Copy out all lines with the word "standalone" in them.

> _TASK INPUTS_
:::
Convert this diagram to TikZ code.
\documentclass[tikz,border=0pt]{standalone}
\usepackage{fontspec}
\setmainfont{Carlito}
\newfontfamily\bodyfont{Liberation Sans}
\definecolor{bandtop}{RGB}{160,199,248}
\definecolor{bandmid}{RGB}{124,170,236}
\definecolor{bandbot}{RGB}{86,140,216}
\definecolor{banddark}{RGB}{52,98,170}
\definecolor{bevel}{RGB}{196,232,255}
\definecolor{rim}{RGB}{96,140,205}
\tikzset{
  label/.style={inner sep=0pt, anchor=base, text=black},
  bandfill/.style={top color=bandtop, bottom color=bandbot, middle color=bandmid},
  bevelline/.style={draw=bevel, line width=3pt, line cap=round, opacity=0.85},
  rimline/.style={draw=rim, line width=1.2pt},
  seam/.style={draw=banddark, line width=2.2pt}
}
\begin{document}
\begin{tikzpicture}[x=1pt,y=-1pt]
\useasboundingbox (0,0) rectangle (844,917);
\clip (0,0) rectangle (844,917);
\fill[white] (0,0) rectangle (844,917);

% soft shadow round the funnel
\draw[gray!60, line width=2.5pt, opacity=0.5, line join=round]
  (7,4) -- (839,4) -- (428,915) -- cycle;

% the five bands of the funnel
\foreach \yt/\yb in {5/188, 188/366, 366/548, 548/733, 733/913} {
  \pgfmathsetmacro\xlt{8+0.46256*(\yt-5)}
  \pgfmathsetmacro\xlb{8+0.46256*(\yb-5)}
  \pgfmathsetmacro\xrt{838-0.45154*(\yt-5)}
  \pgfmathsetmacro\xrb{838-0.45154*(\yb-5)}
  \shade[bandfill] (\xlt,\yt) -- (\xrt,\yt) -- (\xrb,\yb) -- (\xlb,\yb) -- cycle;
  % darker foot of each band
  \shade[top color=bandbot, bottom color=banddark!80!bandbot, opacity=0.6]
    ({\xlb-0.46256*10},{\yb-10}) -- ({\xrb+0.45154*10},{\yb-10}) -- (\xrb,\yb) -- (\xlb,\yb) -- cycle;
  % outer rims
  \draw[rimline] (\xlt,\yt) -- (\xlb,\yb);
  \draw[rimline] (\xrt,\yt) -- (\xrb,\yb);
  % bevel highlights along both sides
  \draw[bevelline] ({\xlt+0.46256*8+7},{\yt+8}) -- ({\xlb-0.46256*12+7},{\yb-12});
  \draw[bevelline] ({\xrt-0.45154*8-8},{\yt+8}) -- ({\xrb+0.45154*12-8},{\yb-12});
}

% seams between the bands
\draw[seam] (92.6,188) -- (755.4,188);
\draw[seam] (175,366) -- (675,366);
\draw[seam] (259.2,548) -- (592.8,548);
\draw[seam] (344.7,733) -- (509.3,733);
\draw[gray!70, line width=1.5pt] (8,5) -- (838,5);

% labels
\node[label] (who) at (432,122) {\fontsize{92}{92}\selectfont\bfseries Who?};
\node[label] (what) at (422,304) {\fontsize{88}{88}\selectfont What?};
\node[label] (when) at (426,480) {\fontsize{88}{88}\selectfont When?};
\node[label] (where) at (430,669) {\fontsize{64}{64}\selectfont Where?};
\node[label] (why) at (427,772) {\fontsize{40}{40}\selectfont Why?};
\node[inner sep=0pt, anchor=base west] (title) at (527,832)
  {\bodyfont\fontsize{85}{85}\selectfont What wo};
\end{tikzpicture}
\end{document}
:::
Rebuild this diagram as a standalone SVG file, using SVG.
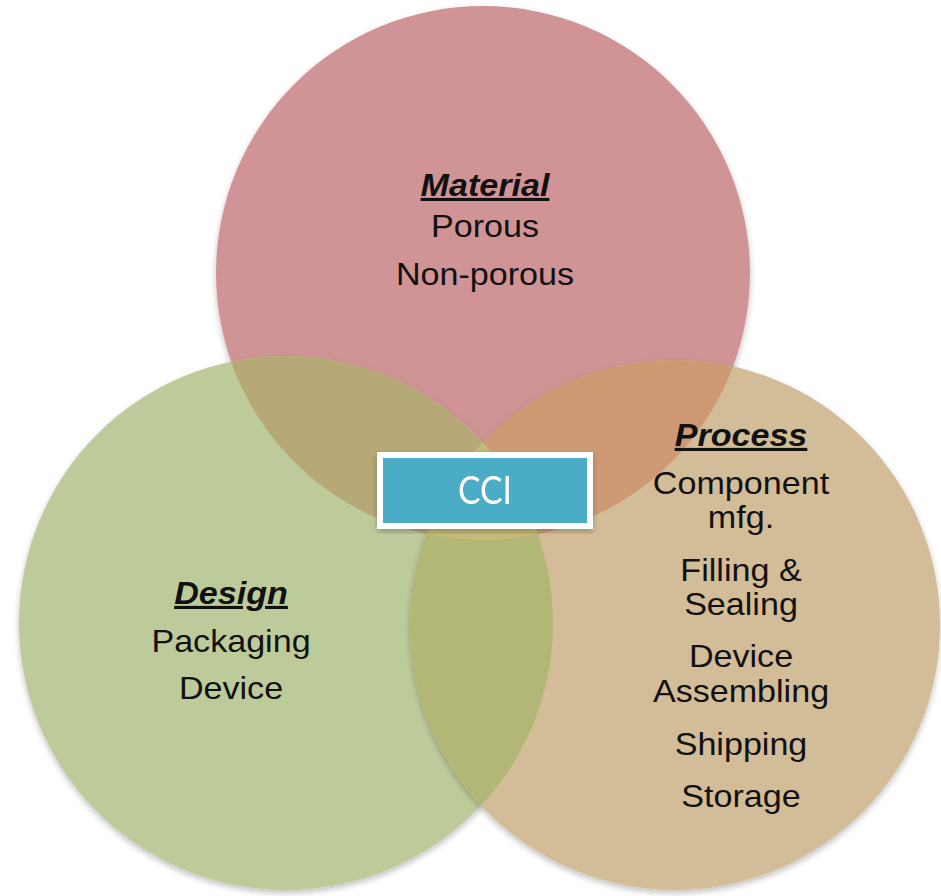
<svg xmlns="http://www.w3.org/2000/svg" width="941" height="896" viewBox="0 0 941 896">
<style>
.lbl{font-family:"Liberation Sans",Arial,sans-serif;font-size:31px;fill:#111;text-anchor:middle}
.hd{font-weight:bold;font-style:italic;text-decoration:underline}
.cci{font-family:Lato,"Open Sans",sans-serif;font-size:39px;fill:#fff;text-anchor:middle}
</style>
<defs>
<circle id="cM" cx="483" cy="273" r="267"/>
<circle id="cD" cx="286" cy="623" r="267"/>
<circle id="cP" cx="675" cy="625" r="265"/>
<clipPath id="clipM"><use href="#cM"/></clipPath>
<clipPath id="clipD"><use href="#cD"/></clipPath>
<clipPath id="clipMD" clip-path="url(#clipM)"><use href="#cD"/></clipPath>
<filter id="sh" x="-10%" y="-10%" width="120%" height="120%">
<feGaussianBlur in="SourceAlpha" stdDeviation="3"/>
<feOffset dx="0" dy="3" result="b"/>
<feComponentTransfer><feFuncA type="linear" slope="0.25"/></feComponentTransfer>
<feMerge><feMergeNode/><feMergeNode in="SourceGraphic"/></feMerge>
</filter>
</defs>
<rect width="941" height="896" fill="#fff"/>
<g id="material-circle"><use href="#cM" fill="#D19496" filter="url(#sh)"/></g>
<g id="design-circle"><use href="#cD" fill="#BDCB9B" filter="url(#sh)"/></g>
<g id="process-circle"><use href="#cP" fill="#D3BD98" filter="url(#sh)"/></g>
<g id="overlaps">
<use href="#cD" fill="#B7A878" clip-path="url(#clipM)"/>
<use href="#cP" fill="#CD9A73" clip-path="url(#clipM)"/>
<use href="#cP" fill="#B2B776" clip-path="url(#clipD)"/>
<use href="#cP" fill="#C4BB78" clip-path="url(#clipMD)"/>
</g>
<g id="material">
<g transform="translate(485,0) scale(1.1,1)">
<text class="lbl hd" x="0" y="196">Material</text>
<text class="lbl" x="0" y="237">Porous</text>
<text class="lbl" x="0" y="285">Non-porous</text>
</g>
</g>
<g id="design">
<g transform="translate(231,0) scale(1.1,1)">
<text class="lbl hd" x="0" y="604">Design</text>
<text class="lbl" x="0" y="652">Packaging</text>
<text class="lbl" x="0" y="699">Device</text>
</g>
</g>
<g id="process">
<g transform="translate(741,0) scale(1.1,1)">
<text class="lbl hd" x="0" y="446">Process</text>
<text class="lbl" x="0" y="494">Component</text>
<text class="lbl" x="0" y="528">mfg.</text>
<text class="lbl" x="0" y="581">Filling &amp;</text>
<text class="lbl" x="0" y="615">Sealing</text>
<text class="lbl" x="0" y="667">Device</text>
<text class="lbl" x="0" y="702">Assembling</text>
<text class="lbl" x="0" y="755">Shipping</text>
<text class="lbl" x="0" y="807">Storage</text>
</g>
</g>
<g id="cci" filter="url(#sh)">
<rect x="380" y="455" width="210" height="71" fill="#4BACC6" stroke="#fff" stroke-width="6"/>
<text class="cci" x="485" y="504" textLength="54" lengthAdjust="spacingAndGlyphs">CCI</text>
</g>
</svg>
:::
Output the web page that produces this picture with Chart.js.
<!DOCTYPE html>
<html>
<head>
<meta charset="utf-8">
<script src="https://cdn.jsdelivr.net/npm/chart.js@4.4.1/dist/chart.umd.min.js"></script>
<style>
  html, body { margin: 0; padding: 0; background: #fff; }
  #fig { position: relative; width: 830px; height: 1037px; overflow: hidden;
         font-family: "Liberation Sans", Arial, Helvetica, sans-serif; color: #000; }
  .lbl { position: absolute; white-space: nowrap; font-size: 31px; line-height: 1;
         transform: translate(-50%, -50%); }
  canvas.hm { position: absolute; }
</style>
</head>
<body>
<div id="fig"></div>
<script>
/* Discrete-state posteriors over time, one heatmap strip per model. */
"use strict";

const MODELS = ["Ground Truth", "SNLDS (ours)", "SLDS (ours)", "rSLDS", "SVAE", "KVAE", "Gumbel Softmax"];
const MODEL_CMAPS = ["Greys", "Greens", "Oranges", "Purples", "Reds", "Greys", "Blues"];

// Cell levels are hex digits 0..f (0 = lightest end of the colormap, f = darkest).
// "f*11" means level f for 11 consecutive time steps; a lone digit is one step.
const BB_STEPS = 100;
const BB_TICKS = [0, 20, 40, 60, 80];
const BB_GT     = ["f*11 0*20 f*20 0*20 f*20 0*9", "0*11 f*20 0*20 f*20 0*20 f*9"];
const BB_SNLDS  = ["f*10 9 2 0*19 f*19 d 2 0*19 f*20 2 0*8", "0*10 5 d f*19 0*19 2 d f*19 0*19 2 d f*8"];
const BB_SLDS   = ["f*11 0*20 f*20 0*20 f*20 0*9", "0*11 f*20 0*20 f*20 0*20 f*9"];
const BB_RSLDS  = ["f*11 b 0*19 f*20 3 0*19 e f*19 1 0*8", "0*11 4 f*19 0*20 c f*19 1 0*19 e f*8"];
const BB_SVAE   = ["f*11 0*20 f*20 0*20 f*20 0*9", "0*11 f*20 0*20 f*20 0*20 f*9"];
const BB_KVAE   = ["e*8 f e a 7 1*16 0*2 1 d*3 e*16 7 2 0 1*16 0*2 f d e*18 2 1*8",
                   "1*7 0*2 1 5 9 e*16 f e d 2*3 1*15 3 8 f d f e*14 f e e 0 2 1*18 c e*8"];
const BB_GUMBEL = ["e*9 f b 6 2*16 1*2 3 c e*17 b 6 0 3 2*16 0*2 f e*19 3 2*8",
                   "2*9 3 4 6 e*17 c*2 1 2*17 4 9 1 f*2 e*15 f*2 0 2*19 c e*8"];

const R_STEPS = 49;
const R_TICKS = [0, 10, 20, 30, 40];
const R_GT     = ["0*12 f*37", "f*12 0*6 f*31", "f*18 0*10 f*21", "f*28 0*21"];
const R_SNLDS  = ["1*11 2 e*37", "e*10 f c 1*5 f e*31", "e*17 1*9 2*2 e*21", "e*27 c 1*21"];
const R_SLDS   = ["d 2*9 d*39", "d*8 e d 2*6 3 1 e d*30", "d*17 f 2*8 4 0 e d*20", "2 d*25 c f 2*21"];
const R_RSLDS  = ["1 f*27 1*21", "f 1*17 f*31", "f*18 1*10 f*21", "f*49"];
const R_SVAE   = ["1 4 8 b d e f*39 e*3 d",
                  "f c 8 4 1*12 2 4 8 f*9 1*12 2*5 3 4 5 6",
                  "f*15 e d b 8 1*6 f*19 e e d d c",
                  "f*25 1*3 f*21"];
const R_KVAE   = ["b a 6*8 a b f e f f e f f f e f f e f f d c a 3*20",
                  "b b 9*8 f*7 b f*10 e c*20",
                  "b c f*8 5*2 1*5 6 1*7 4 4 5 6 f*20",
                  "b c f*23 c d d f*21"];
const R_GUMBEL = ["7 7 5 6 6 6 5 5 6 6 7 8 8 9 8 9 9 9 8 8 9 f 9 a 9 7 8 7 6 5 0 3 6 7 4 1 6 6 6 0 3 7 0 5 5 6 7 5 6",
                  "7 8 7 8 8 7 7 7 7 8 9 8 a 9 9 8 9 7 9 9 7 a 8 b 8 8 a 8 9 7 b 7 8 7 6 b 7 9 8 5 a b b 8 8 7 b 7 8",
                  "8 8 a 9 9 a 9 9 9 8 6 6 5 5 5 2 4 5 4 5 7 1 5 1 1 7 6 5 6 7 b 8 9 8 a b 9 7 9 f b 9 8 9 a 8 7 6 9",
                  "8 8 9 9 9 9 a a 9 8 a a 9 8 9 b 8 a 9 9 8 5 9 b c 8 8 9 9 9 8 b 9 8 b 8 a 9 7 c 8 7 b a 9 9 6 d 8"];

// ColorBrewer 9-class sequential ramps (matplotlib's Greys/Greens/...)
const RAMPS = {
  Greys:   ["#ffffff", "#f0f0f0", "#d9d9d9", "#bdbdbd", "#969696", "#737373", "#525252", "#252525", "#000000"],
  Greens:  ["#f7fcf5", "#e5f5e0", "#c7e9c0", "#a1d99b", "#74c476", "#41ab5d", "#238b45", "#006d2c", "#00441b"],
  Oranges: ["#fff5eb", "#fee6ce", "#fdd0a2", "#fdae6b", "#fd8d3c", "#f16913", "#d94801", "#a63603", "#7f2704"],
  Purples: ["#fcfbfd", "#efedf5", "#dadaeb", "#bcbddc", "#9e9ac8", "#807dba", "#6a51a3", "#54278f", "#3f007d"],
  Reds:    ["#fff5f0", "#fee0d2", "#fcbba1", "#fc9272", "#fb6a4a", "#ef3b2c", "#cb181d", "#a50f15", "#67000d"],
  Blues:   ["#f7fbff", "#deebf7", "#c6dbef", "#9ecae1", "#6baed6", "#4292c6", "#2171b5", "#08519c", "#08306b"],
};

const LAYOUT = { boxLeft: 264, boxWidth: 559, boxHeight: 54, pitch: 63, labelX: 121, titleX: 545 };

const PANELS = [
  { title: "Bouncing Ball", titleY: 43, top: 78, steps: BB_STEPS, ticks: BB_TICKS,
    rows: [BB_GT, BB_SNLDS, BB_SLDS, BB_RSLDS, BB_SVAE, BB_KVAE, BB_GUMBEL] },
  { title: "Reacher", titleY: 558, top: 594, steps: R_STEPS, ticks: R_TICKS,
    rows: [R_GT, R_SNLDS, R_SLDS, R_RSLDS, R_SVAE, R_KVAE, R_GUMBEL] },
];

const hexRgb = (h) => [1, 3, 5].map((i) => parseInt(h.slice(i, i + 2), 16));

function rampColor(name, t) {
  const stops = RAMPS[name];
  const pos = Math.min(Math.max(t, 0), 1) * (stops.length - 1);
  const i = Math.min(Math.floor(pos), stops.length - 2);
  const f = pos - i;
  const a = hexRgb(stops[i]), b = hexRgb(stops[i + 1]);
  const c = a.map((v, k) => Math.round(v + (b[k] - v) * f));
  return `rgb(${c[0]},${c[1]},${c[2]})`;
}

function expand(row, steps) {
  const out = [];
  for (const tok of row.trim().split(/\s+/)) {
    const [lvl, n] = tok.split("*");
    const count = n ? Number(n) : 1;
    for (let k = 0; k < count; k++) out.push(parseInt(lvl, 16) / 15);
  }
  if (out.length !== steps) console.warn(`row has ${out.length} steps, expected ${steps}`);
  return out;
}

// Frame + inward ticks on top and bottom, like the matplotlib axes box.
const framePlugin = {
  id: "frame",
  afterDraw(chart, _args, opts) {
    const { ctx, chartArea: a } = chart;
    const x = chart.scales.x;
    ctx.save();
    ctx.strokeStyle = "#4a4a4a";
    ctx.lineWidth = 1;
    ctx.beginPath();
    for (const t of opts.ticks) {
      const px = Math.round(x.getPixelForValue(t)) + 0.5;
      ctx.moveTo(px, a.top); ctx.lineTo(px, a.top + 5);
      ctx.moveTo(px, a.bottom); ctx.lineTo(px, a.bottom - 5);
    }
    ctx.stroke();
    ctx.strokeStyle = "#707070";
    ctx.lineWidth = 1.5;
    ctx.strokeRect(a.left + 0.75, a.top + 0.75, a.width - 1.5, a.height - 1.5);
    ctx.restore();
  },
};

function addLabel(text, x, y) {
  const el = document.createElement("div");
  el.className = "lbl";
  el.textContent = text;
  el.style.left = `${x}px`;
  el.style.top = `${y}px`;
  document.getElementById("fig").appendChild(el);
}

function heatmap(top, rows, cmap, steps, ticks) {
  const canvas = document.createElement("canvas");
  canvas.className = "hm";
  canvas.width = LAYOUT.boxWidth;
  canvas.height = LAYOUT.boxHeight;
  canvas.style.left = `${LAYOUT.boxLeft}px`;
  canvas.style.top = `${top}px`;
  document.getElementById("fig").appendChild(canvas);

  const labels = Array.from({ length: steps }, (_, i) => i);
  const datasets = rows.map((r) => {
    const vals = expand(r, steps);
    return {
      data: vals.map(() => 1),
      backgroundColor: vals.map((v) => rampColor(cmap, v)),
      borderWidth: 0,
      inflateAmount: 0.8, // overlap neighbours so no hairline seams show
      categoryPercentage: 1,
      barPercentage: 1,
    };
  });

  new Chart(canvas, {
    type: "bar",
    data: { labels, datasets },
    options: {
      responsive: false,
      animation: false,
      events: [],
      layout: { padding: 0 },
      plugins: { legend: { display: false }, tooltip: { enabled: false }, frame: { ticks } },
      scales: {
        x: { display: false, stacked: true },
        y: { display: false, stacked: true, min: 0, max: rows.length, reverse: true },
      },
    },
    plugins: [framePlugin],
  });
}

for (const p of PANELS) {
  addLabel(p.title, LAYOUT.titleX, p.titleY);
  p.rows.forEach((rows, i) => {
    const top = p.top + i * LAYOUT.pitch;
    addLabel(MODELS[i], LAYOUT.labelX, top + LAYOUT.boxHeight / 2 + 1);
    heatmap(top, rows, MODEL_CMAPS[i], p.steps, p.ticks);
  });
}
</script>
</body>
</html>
:::
> _FULL RESPONSE_
\documentclass[tikz,border=0pt]{standalone}
Rebuild this diagram as a standalone SVG file, using SVG.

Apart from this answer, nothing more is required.